And that ends Craig's participation in The Lost Thread. Cheerio


----------



## Corvis (Dec 15, 2005)

Yeah, sorry Wolfshead. If you haven't seen any of the second season yet then you might not want to read this thread. My opinion is that the business behind the tape and the two hatches found on the island is that there was some kind of sickness that a group of people (Darma) are trying to cure on the island. That's why "the others" are only taking certain kind of people (children and strong men) because they need them to cure the sickness. A quote from the episode where the survivor's of the rear end of the plane's story was told is when the guy from "the others" said that he didn't take one of the people because "he was a bad person." This might mean that that person wouldn't have helped "the others" in curing the sickness. The sickness is also why there's quarantine written on the inside of all the hatches. That's just my assumption, and it'll probably change as the show continues. Anybody else have any ideas?


----------



## Gandalf White (Dec 17, 2005)

Too be honest, I haven't formulated a theory. I find whenever I do, I leave something important out. Though I tend to be of the belief that the quarantine signs are "fake." Also, Walt has to be worked in somehow. 

IMHO, I don't know how the director's are going to pull off a suitable ending. With all the mystery that's been building (and building, and building), the ending would have to be superhuman in order to be satisfactory.


----------



## Corvis (Dec 17, 2005)

Thanks for replying Gandalf. I think the children are a big part for some reason. I mean "the others" keep taking all the children (Walt from the front of the plane and the two kids from the rear of the plane). So obviously the children are doing something important for "the others". I'm not sure what though, we'll have to wait till the end I guess. And I think that the end is going to be the biggest series finale in TV history. Everyone will want to see what the big mystery is.


----------



## Corvis (Dec 21, 2005)

Tonight there's another re-run in the States, it's the episode "Abandoned". For more information about tonight's episode of _Lost_ and just info about the show here's a great website for it:

http://abc.go.com/primetime/lost/


----------



## Corvis (Dec 28, 2005)

ARrrgh!!!! It's another re-run tonight! They better start putting on new episodes otherwise they're goanna lose some viewers. Does anybody have any thoughts on why it might be taking so long for new episodes to come out? Or what is going on on the island?


----------



## Elbereth (Dec 28, 2005)

Before the holidays, the tv studios shut down production and go into what is called a "hiatus". During this time, the actors can take a break from their strenuous schedules, take a vacation or work on other projects. And that is when you see all kinds of reruns. It makes sense to do it during this time, because a good majority of the tv watching audience is away from their tv sets, shopping and celebrating the holiday season. 
Then usually around the begining of January, the cast comes back to shoot a few episodes. The episodes usually air around the end of January or the beginning of February, depending on the show's filming schedule. Then toward the end of February, there is another break from new episodes, which allows a few weeks for the studios to build up anticipation for sweeps week...which is when they air their most exciting episodes and allow the fine people at Nielson to decide what shows are most popular. Then the rest of weeks you will see the episodes switch gears, and move towards the big climax of the season finale. 

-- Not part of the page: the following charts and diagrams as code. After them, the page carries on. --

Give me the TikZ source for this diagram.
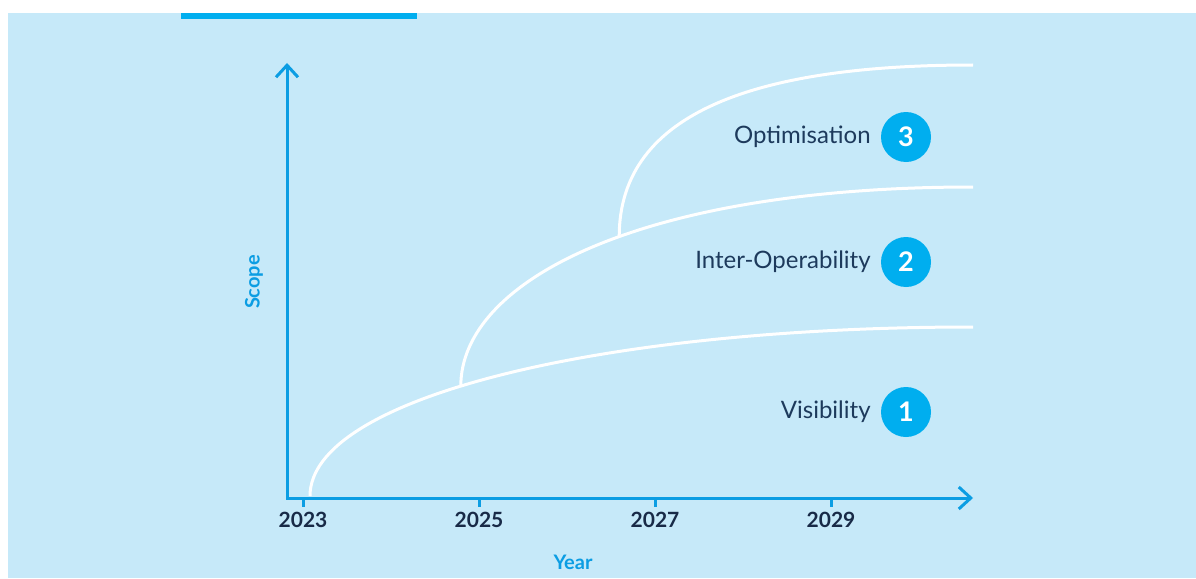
\documentclass[tikz,border=0pt]{standalone}
\usepackage{fontspec}
\setmainfont{Lato}
\usepackage{tikz}
\usetikzlibrary{positioning,arrows.meta}

\definecolor{bgblue}{HTML}{C6E9F9}
\definecolor{axisblue}{HTML}{0B9DE3}
\definecolor{dotblue}{HTML}{00AEEF}
\definecolor{labelnavy}{HTML}{1D3A5C}
\definecolor{yearnavy}{HTML}{182A47}

\tikzset{
    axis/.style={draw=axisblue, line width=3pt,
        arrows={Straight Barb[length=12pt,width=22pt,line width=3pt]-Straight Barb[length=12pt,width=22pt,line width=3pt]}},
    curve/.style={draw=white, line width=3pt},
    num/.style={circle, fill=dotblue, text=white, minimum size=50pt,
        inner sep=0pt, font=\fontsize{27}{30}\selectfont\bfseries},
    phase/.style={text=labelnavy, inner sep=0pt,
        font=\fontsize{24}{28}\selectfont},
    year/.style={text=yearnavy, inner sep=0pt,
        font=\fontsize{21}{24}\selectfont\bfseries},
    axislabel/.style={text=axisblue, inner sep=0pt,
        font=\fontsize{20}{24}\selectfont\bfseries},
}

\begin{document}
\begin{tikzpicture}[x=1pt, y=-1pt]
        \useasboundingbox (0,0) rectangle (1196,578);
        \fill[bgblue] (8,13) rectangle (1196,578);
        \fill[dotblue] (181,13) rectangle (417,19);

        % curves
        \draw[curve] (310,496) .. controls +(0,-98) and +(-373,0) .. (973,327)
            coordinate[pos=0.44] (b2) coordinate (e1);
        \draw[curve] (b2) .. controls +(0,-105) and +(-333,0) .. (973,187)
            coordinate[pos=0.55] (b3) coordinate (e2);
        \draw[curve] (b3) .. controls +(0,-126) and +(-213,0) .. (973,65)
            coordinate (e3);

        % axes
        \coordinate (ytip) at (287,63);
        \coordinate (xtip) at (973,498);
        \draw[axis] (ytip) |- (xtip);

        % ticks
        \foreach \yr [count=\i from 0] in {2023,2025,2027,2029} {
            \coordinate (t\yr) at (303+176*\i,498);
            \draw[axisblue, line width=3pt] (t\yr) -- ++(0,9);
            \node[year] (y\yr) at (303+176*\i,520) {\yr};
        }

        \node[axislabel] (year) at (573,562) {Year};
        \node[axislabel, rotate=90] (scope) at (254,282) {Scope};

        % 3
        \node[num] (n3) at (906,137) {3};
        \node[phase, left=10pt of n3] (opt) {Optimisation};

        % 2
        \node[num] (n2) at (906,262) {2};
        \node[phase, left=10pt of n2] (inter) {Inter-Operability};

        % 1
        \node[num] (n1) at (906,412) {1};
        \node[phase, left=10pt of n1] (vis) {Visibility};
        \end{tikzpicture}
\end{document}
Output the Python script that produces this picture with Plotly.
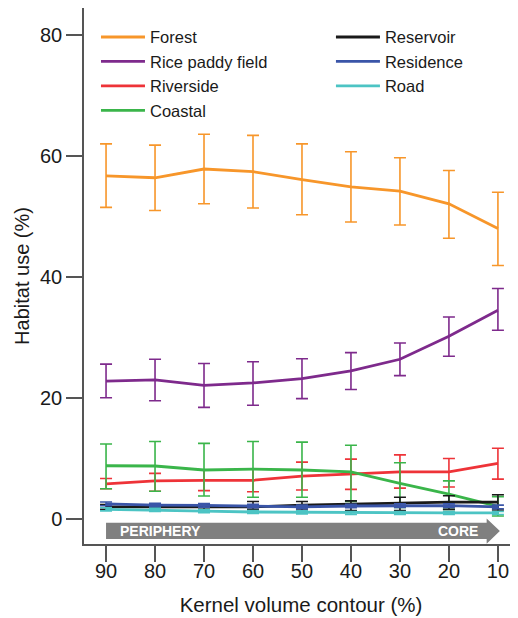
import plotly.graph_objects as go

contour = [90, 80, 70, 60, 50, 40, 30, 20, 10]
tick_labels = ["90", "80", "70", "60", "50", "40", "30", "20", "10"]

forest = [56.7, 56.4, 57.85, 57.4, 56.1, 54.9, 54.2, 52.1, 48.0]
forest_hi = [62.0, 61.8, 63.6, 63.4, 62.0, 60.7, 59.7, 57.6, 54.0]
forest_lo = [51.5, 51.0, 52.1, 51.4, 50.3, 49.1, 48.6, 46.4, 41.9]

rice = [22.8, 23.0, 22.1, 22.5, 23.2, 24.5, 26.4, 30.2, 34.5]
rice_hi = [25.6, 26.4, 25.7, 26.0, 26.5, 27.5, 29.1, 33.4, 38.1]
rice_lo = [20.05, 19.55, 18.45, 18.8, 19.9, 21.4, 23.7, 26.9, 31.2]

riverside = [5.8, 6.3, 6.4, 6.4, 7.1, 7.4, 7.8, 7.8, 9.2]
riverside_hi = [6.7, 7.55, 8.1, 8.3, 9.4, 9.9, 10.6, 10.0, 11.7]
riverside_lo = [5.0, 4.6, 4.7, 4.5, 4.8, 4.9, 5.1, 5.3, 6.6]

coastal = [8.8, 8.76, 8.1, 8.26, 8.1, 7.8, 5.9, 4.1, 2.1]
coastal_hi = [12.4, 12.8, 12.5, 12.8, 12.7, 12.2, 9.3, 6.3, 3.7]
coastal_lo = [5.0, 4.6, 3.8, 3.6, 3.6, 2.9, 1.9, 1.6, 0.5]

reservoir = [2.0, 2.0, 2.0, 2.0, 2.3, 2.5, 2.7, 2.8, 2.8]
reservoir_hi = [2.4, 2.4, 2.4, 2.9, 2.9, 3.0, 3.6, 3.85, 4.0]
reservoir_lo = [1.6, 1.6, 1.6, 1.6, 1.5, 1.4, 1.4, 1.6, 1.5]

residence = [2.5, 2.3, 2.26, 2.15, 2.0, 2.15, 2.2, 2.2, 2.0]
residence_hi = [2.8, 2.6, 2.56, 2.45, 2.3, 2.45, 2.5, 2.5, 2.3]
residence_lo = [2.2, 2.0, 1.96, 1.85, 1.7, 1.85, 1.9, 1.9, 1.7]

road = [1.6, 1.5, 1.3, 1.16, 1.1, 1.0, 1.0, 1.0, 1.0]
road_hi = [1.85, 1.75, 1.55, 1.4, 1.35, 1.25, 1.25, 1.25, 1.25]
road_lo = [1.35, 1.25, 1.05, 0.9, 0.85, 0.75, 0.75, 0.75, 0.75]

series = [
    ("Forest", forest, forest_hi, forest_lo, "#F7962A", "legend", 1),
    ("Rice paddy field", rice, rice_hi, rice_lo, "#7E2A8C", "legend", 2),
    ("Riverside", riverside, riverside_hi, riverside_lo, "#EE3338", "legend", 3),
    ("Coastal", coastal, coastal_hi, coastal_lo, "#3AB54A", "legend", 4),
    ("Reservoir", reservoir, reservoir_hi, reservoir_lo, "#1A1A1A", "legend2", 5),
    ("Residence", residence, residence_hi, residence_lo, "#3A55A8", "legend2", 6),
    ("Road", road, road_hi, road_lo, "#4CC4C4", "legend2", 7),
]

FONT = "Liberation Sans, Arial, sans-serif"
AXIS_COL = "#555555"

fig = go.Figure()
for name, m, hi, lo, col, leg, rank in series:
    fig.add_trace(go.Scatter(
        x=contour, y=m, name=name, mode="lines",
        line=dict(color=col, width=2.8),
        error_y=dict(type="data", symmetric=False,
                     array=[h - v for h, v in zip(hi, m)],
                     arrayminus=[v - l for l, v in zip(lo, m)],
                     color=col, thickness=1.6, width=6),
        legend=leg, legendrank=rank,
    ))

# Periphery -> core arrow
x0, x1 = contour[0], contour[-1]
body_end = x1 + 2.3
tip = x1 - 0.4
fig.add_shape(type="path", xref="x", yref="y",
              path=(f"M {x0},-0.6 L {body_end},-0.6 L {body_end},0.1 L {tip},-2.0 "
                    f"L {body_end},-4.1 L {body_end},-3.3 L {x0},-3.3 Z"),
              fillcolor="#808080", line=dict(width=0), layer="above")
fig.add_annotation(x=x0 - 2.45, y=-1.95, xref="x", yref="y", text="<b>PERIPHERY</b>",
                   showarrow=False, xanchor="left", yanchor="middle",
                   font=dict(family=FONT, size=14, color="white"))
fig.add_annotation(x=x1 + 3.67, y=-1.95, xref="x", yref="y", text="<b>CORE</b>",
                   showarrow=False, xanchor="right", yanchor="middle",
                   font=dict(family=FONT, size=14, color="white"))

fig.update_layout(
    width=510, height=610,
    margin=dict(l=76, r=0, t=0, b=74, autoexpand=False),
    paper_bgcolor="white", plot_bgcolor="white",
    font=dict(family=FONT, color="#1a1a1a"),
    showlegend=True,
    legend=dict(x=0.0276, y=0.978, xanchor="left", yanchor="top",
                bgcolor="rgba(0,0,0,0)", font=dict(family=FONT, size=16.5, color="#1a1a1a"),
                itemwidth=44),
    legend2=dict(x=0.569, y=0.978, xanchor="left", yanchor="top",
                 bgcolor="rgba(0,0,0,0)", font=dict(family=FONT, size=16.5, color="#1a1a1a"),
                 itemwidth=44),
)
fig.update_xaxes(
    range=[94.5, 5.9], tickmode="array", tickvals=contour, ticktext=tick_labels,
    showgrid=False, zeroline=False, automargin=False,
    showline=True, linecolor=AXIS_COL, linewidth=1.5, mirror=True,
    ticks="outside", ticklen=16, tickwidth=1.5, tickcolor=AXIS_COL,
    ticklabelstandoff=-8,
    tickfont=dict(family=FONT, size=20, color="#1a1a1a"),
    title=dict(text="Kernel volume contour (%)", standoff=17,
               font=dict(family=FONT, size=20.5, color="#1a1a1a")),
)
fig.update_yaxes(
    range=[-4.13, 84.46], tickvals=[0, 20, 40, 60, 80],
    showgrid=False, zeroline=False, automargin=False,
    showline=True, linecolor=AXIS_COL, linewidth=1.5,
    ticks="outside", ticklen=16, tickwidth=1.5, tickcolor=AXIS_COL,
    tickfont=dict(family=FONT, size=20, color="#1a1a1a"),
    title=dict(text="Habitat use (%)", standoff=5,
               font=dict(family=FONT, size=20, color="#1a1a1a")),
)

fig.write_html("out.html")
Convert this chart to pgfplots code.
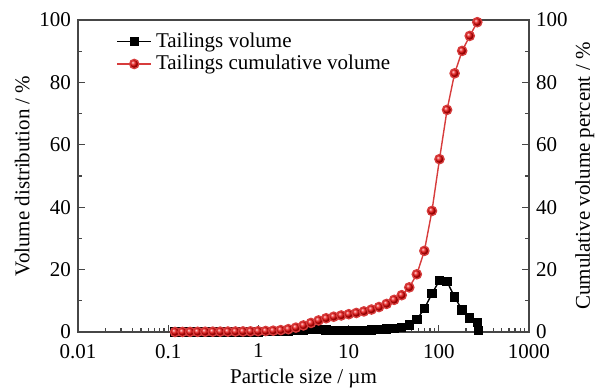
\documentclass[border=0pt]{standalone}
\usepackage{pgfplots}
\pgfplotsset{compat=1.18}
\usepackage{pgfplotstable}
\usepackage{fontspec}
\setmainfont{Liberation Serif}
\definecolor{axgray}{RGB}{70,70,70}
\definecolor{redline}{RGB}{215,60,60}
\pgfplotsset{
  mycommonstyle/.style={
    scale only axis, width=225.5pt, height=156pt,
    at={(0,0)}, anchor=south west,
    xmin=0.01, xmax=1000,
    ymin=0, ymax=100,
    tick align=inside,
    major tick length=3.5pt, minor tick length=2pt,
    every tick/.style={axgray, line width=0.6pt},
    axis line style={axgray, line width=0.8pt},
    /pgf/number format/assume math mode=true,
    ticklabel style={font=\fontsize{10.5}{12}\selectfont},
    ytick={0,20,40,60,80,100},
    minor ytick={10,30,50,70,90},
  }
}
\pgfplotstableread{
x cum vol
0.119 0.00 0.02
0.144 0.02 0.02
0.175 0.04 0.02
0.212 0.06 0.02
0.257 0.08 0.02
0.312 0.10 0.02
0.378 0.12 0.02
0.459 0.14 0.02
0.556 0.16 0.02
0.675 0.18 0.03
0.818 0.20 0.04
0.993 0.25 0.06
1.204 0.32 0.08
1.460 0.42 0.12
1.771 0.60 0.20
2.148 0.90 0.30
2.605 1.40 0.50
3.159 2.10 0.70
3.832 2.90 0.80
4.647 3.70 0.80
5.636 4.40 0.70
6.836 4.90 0.55
8.290 5.30 0.45
10.05 5.70 0.40
12.19 6.10 0.42
14.79 6.60 0.50
17.94 7.20 0.60
21.75 8.00 0.80
26.38 9.00 1.00
32.00 10.3 1.20
38.81 11.8 1.50
47.07 14.3 2.30
57.08 18.5 4.00
69.23 26.0 7.50
83.97 38.8 12.3
101.8 55.4 16.5
123.5 71.2 16.1
149.8 82.9 11.2
181.7 90.1 7.0
220.3 94.9 4.5
267.2 99.3 3.0
}\datatab
\begin{document}
\begin{tikzpicture}[font=\fontsize{10.5}{12}\selectfont]
\begin{semilogxaxis}[mycommonstyle,
  xtick={0.01,0.1,1,10,100,1000},
  xticklabels={0.01,0.1,1,10,100,1000},
  minor xtick={0.02,0.03,0.04,0.05,0.06,0.07,0.08,0.09,
    0.2,0.3,0.4,0.5,0.6,0.7,0.8,0.9,
    2,3,4,5,6,7,8,9,20,30,40,50,60,70,80,90,
    200,300,400,500,600,700,800,900},
  xtick pos=bottom, ytick pos=left,
  xticklabel style={yshift=-2.5pt},
  xlabel={Particle size / µm},
  ylabel={Volume distribution / \%},
  xlabel style={yshift=1.5pt},
  ylabel style={yshift=-2pt},
  clip=false,
  legend style={draw=none, fill=none, at={(0.08,0.98)}, anchor=north west,
    font=\fontsize{10.5}{12}\selectfont, row sep=-1.5pt, inner sep=1pt},
  legend cell align=left,
]
\addplot[black, line width=0.7pt, mark=square*, mark size=2pt,
  mark options={solid, fill=black}] table[x=x, y=vol] {\datatab};
\addlegendentry{Tailings volume}
\addplot[redline, line width=0.7pt, mark=ball, mark size=2.3pt,
  mark options={ball color=red!90!black, draw=none}] table[x=x, y=cum] {\datatab};
\addlegendentry{Tailings cumulative volume}
\addplot[black, line width=0.7pt, mark=square*, mark size=2pt, forget plot]
  coordinates {(267.2,3.0) (274,0.5)};
\end{semilogxaxis}
\begin{semilogxaxis}[mycommonstyle,
  hide x axis,
  axis y line*=right,
  ytick pos=right,
  ylabel={Cumulative volume percent / \%},
  ylabel style={yshift=3pt},
]
\addplot[draw=none, forget plot] coordinates {(1,0)};
\end{semilogxaxis}
\pgfresetboundingbox
\path[use as bounding box] (-39pt,-28.5pt) rectangle (261.5pt,166pt);
\end{tikzpicture}
\end{document}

Anyway...that is how tv programming works. How do I know this you ask? Well, I just do...but I know it is true because it was confirmed when I toured Warner Bros. studios in Hollywood, CA, three years ago. 

So fear not....new episodes of Lost are on the way. 

PS...I happen to know that in the last month the cast of Lost has been filming a few of their episodes in the last weeks leading up to the holidays...and probably should have a new episode coming out by the beginning of the new year.


----------



## Gandalf White (Dec 28, 2005)

Yeah, several weeks ago I read that no new Lost episodes were coming out until January 11. (At least I believe that's the date I remember reading.) 

So Elbereth is dead on. All hail Elbereth!


----------



## Corvis (Dec 29, 2005)

Both of you are correct! While I was watching the re-runs of Lost tonight I saw a preview for a new episode that is coming out on January 11th (just like Gandalf said). This episode will be starting at 8:00 PM and will run for two hours. It will be a special episode where apparently loads of questions will be answered and lots of secrets will be revealed. It was called _Lost: Revelation_.


----------



## Gandalf White (Dec 29, 2005)

Is it the same preview that was shown at the end of the last new Lost episode? I seem to recall the black guy from the tail section (Ecko?) quoting scripture throughout the preview, and apparently meeting something big.


----------



## Corvis (Dec 29, 2005)

I'm not sure. Are you talking about the episode where Ecko gives Locke the bible which is secretly holding the missing part to the Dharma video inside the hatch? Because in the preview I saw I don't remeber hearing any scriptures being recited. They actually didn't show a lot of new stuff at all. All they said was that "even if you haven't watched an episode of the second season or one episode at all of the series then you can still know everything if you watch this new episode which will reveal all these secrets". And what do you mean by "meeting something big"?


----------



## Gandalf White (Dec 30, 2005)

Corvis said:


> I'm not sure. Are you talking about the episode where Ecko gives Locke the bible which is secretly holding the missing part to the Dharma video inside the hatch? Because in the preview I saw I don't remeber hearing any scriptures being recited. They actually didn't show a lot of new stuff at all. All they said was that "even if you haven't watched an episode of the second season or one episode at all of the series then you can still know everything if you watch this new episode which will reveal all these secrets". And what do you mean by "meeting something big"?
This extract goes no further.